(Records with drawing code)
----------

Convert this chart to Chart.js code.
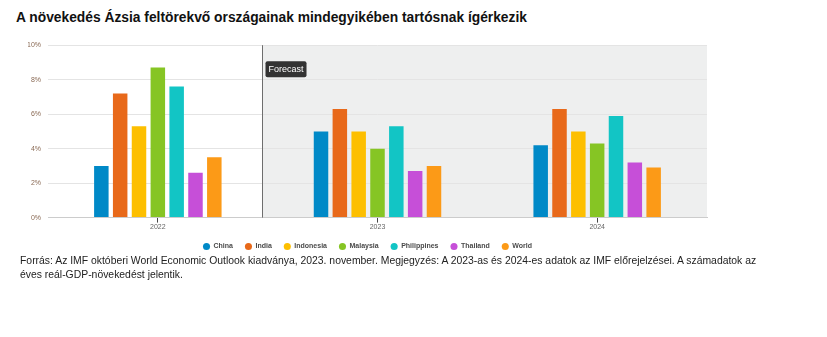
<!DOCTYPE html>
<html><head><meta charset="utf-8">
<script src="https://cdn.jsdelivr.net/npm/chart.js@4.4.1/dist/chart.umd.min.js"></script>
<style>
html,body{margin:0;padding:0;background:#fff;width:827px;height:337px;overflow:hidden;font-family:"Liberation Sans",Arial,sans-serif;}
#title{position:absolute;left:16px;top:10px;font-size:13.8px;font-weight:bold;color:#111;white-space:nowrap;}
#wrap{position:absolute;left:0;top:34px;width:827px;height:226px;}
#foot{position:absolute;left:20px;top:254px;font-size:10.4px;line-height:14px;color:#222;width:800px;}
</style></head><body>
<div id="title">A növekedés Ázsia feltörekvő országainak mindegyikében tartósnak ígérkezik</div>
<div id="wrap"><canvas id="c" width="827" height="226"></canvas></div>
<div id="foot">Forrás: Az IMF októberi World Economic Outlook kiadványa, 2023. november. Megjegyzés: A 2023-as és 2024-es adatok az IMF előrejelzései. A számadatok az<br>éves reál-GDP-növekedést jelentik.</div>
<script>
const categories = ["2022", "2023", "2024"];
const seriesNames = ["China", "India", "Indonesia", "Malaysia", "Philippines", "Thailand", "World"];
const china = [3.0, 5.0, 4.2];
const india = [7.2, 6.3, 6.3];
const indonesia = [5.3, 5.0, 5.0];
const malaysia = [8.7, 4.0, 4.3];
const philippines = [7.6, 5.3, 5.9];
const thailand = [2.6, 2.7, 3.2];
const world = [3.5, 3.0, 2.9];
const colors = ["#0089c7", "#e8691a", "#fdbf00", "#86c524", "#12c5c5", "#c64fd8", "#fc9a17"];
const yTicks = [0, 2, 4, 6, 8, 10];
const forecastLabel = "Forecast";
const forecastStart = 0.475; // in category units (between 2022 and 2023)

const values = [china, india, indonesia, malaysia, philippines, thailand, world];

function forecastX(scales) {
  const x0 = scales.x.getPixelForValue(0), x1 = scales.x.getPixelForValue(1);
  return x0 + (x1 - x0) * forecastStart;
}

const forecastPlugin = {
  id: 'forecast',
  beforeDraw(chart) {
    const {ctx, chartArea, scales} = chart;
    const x = forecastX(scales);
    ctx.save();
    ctx.fillStyle = '#eeefef';
    ctx.fillRect(x, chartArea.top, chartArea.right - x, chartArea.bottom - chartArea.top);
    ctx.restore();
  },
  afterDatasetsDraw(chart) {
    const {ctx, chartArea, scales} = chart;
    const x = Math.round(forecastX(scales)) + 0.5;
    ctx.save();
    ctx.strokeStyle = '#6e6e6e';
    ctx.lineWidth = 1;
    ctx.beginPath();
    ctx.moveTo(x, chartArea.top);
    ctx.lineTo(x, chartArea.bottom);
    ctx.stroke();
    ctx.font = '9px "Liberation Sans", Arial, sans-serif';
    const w = ctx.measureText(forecastLabel).width + 6;
    const bx = x + 3, by = chartArea.top + 16, bh = 16;
    ctx.fillStyle = '#333333';
    ctx.beginPath();
    if (ctx.roundRect) ctx.roundRect(bx, by, w, bh, 2); else ctx.rect(bx, by, w, bh);
    ctx.fill();
    ctx.fillStyle = '#ffffff';
    ctx.textBaseline = 'middle';
    ctx.fillText(forecastLabel, bx + 3, by + bh / 2 + 0.5);
    ctx.restore();
  }
};

new Chart(document.getElementById('c'), {
  type: 'bar',
  data: {
    labels: categories,
    datasets: seriesNames.map((n, i) => ({
      label: n,
      data: values[i],
      backgroundColor: colors[i],
      borderWidth: 0,
      categoryPercentage: 0.6,
      barPercentage: 0.77
    }))
  },
  options: {
    responsive: false,
    animation: false,
    devicePixelRatio: 1,
    layout: {padding: {top: 0, right: 120, left: 28, bottom: 0}},
    plugins: {
      tooltip: {enabled: false},
      legend: {
        position: 'bottom',
        labels: {
          usePointStyle: true,
          pointStyle: 'circle',
          boxWidth: 8,
          boxHeight: 5,
          padding: 12,
          color: '#4a4a4a',
          font: {size: 7, weight: 'bold', family: '"Liberation Sans", Arial, sans-serif'}
        }
      }
    },
    scales: {
      x: {
        grid: {display: true, drawOnChartArea: false, drawTicks: true, tickLength: 5, offset: false, color: '#444'},
        border: {display: true, color: '#cccccc'},
        ticks: {color: '#666', font: {size: 7, family: '"Liberation Sans", Arial, sans-serif'}, padding: 0}
      },
      y: {
        min: 0, max: 10,
        afterBuildTicks(scale) { scale.ticks = yTicks.map(v => ({value: v})); },
        afterFit(scale) { scale.width = 20; },
        grid: {color: '#e4e4e4', drawTicks: false},
        border: {display: false},
        ticks: {
          color: '#8a6a55',
          padding: 7,
          font: {size: 7, family: '"Liberation Sans", Arial, sans-serif'},
          callback: v => v + '%'
        }
      }
    }
  },
  plugins: [forecastPlugin]
});
</script>
</body></html>
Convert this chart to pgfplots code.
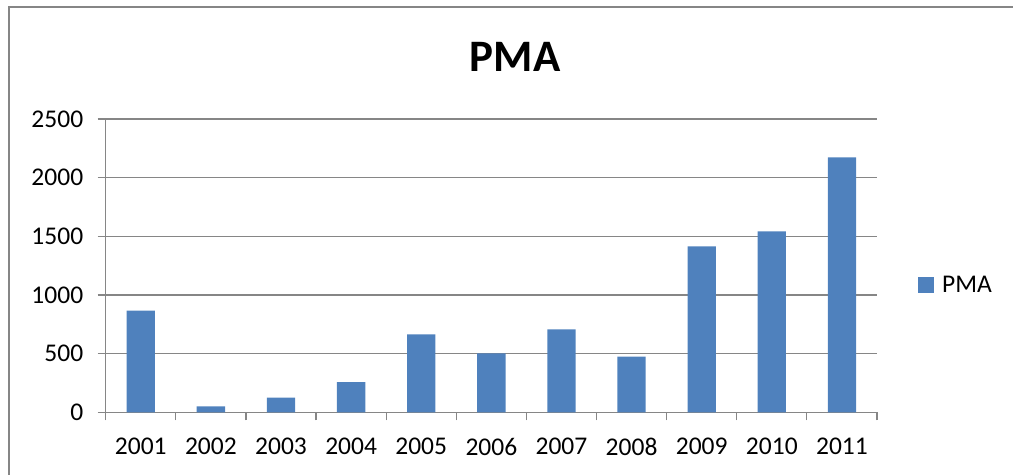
\documentclass[border=0pt]{standalone}
\usepackage{pgfplots}
\pgfplotsset{compat=1.18}
\usepackage{fontspec}
\setmainfont{Carlito}
\definecolor{barblue}{HTML}{4F81BD}
\definecolor{gridgray}{HTML}{868686}
\begin{document}
\begin{tikzpicture}
\path[use as bounding box] (0,0) rectangle (1013bp,-475bp);
\draw[gridgray, line width=1.5bp] (9bp,-480bp) -- (9bp,-7bp) -- (1020bp,-7bp);
\node[anchor=base, font=\fontsize{45bp}{50bp}\selectfont\bfseries] at (515bp,-71.7bp) {PMA};
\begin{axis}[
  at={(105.7bp,-412.3bp)}, anchor=south west,
  scale only axis, width=771.3bp, height=293.3bp,
  xmin=-0.5, xmax=10.5, ymin=0, ymax=2500,
  axis x line*=bottom, axis y line*=left,
  axis line style={gridgray, line width=1.2bp},
  xtick={0,...,10},
  xticklabels={2001,2002,2003,2004,2005,2006,2007,2008,2009,2010,2011},
  minor xtick={-0.5,0.5,...,10.5},
  ytick={0,500,...,2500},
  tick align=outside,
  major tick length=8bp, minor tick length=8bp,
  x tick style={draw=none},
  minor x tick style={draw=gridgray, line width=1.2bp},
  y tick style={gridgray, line width=1.2bp},
  ymajorgrids, major grid style={gridgray, line width=1.2bp},
  ticklabel style={font=\fontsize{25.5bp}{30bp}\selectfont},
  /pgf/number format/assume math mode=true,
  /pgf/number format/1000 sep={},
  xticklabel style={yshift=-14bp},
  yticklabel style={xshift=-11bp},
  legend style={at={(axis description cs:1.1024,0.434)}, anchor=center, draw=none, fill=none,
    font=\fontsize{25.5bp}{30bp}\selectfont, inner sep=0pt},
  legend cell align=left,
  legend image code/.code={\fill[barblue] (0bp,-8bp) rectangle (16bp,8bp); \path (22bp,0bp);},
]
\addplot[ybar, bar width=28.3bp, fill=barblue, draw=none] coordinates {
  (0,866) (1,51) (2,125) (3,258) (4,665) (5,503) (6,707) (7,474) (8,1415) (9,1543) (10,2173)
};
\addlegendentry{PMA}
\end{axis}
\end{tikzpicture}
\end{document}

----------

- [Exercise details] Set down the line containing "Convert this chart to pgfplots code.", then every later line through the end of the material, exactly as written; omit any picture.

- [Result of the exercise]
Convert this chart to pgfplots code.
\documentclass[border=0pt]{standalone}
\usepackage{pgfplots}
\pgfplotsset{compat=1.18}
\usepackage{fontspec}
\setmainfont{Carlito}
\definecolor{barblue}{HTML}{4F81BD}
\definecolor{gridgray}{HTML}{868686}
\begin{document}
\begin{tikzpicture}
\path[use as bounding box] (0,0) rectangle (1013bp,-475bp);
\draw[gridgray, line width=1.5bp] (9bp,-480bp) -- (9bp,-7bp) -- (1020bp,-7bp);
\node[anchor=base, font=\fontsize{45bp}{50bp}\selectfont\bfseries] at (515bp,-71.7bp) {PMA};
\begin{axis}[
  at={(105.7bp,-412.3bp)}, anchor=south west,
  scale only axis, width=771.3bp, height=293.3bp,
  xmin=-0.5, xmax=10.5, ymin=0, ymax=2500,
  axis x line*=bottom, axis y line*=left,
  axis line style={gridgray, line width=1.2bp},
  xtick={0,...,10},
  xticklabels={2001,2002,2003,2004,2005,2006,2007,2008,2009,2010,2011},
  minor xtick={-0.5,0.5,...,10.5},
  ytick={0,500,...,2500},
  tick align=outside,
  major tick length=8bp, minor tick length=8bp,
  x tick style={draw=none},
  minor x tick style={draw=gridgray, line width=1.2bp},
  y tick style={gridgray, line width=1.2bp},
  ymajorgrids, major grid style={gridgray, line width=1.2bp},
  ticklabel style={font=\fontsize{25.5bp}{30bp}\selectfont},
  /pgf/number format/assume math mode=true,
  /pgf/number format/1000 sep={},
  xticklabel style={yshift=-14bp},
  yticklabel style={xshift=-11bp},
  legend style={at={(axis description cs:1.1024,0.434)}, anchor=center, draw=none, fill=none,
    font=\fontsize{25.5bp}{30bp}\selectfont, inner sep=0pt},
  legend cell align=left,
  legend image code/.code={\fill[barblue] (0bp,-8bp) rectangle (16bp,8bp); \path (22bp,0bp);},
]
\addplot[ybar, bar width=28.3bp, fill=barblue, draw=none] coordinates {
  (0,866) (1,51) (2,125) (3,258) (4,665) (5,503) (6,707) (7,474) (8,1415) (9,1543) (10,2173)
};
\addlegendentry{PMA}
\end{axis}
\end{tikzpicture}
\end{document}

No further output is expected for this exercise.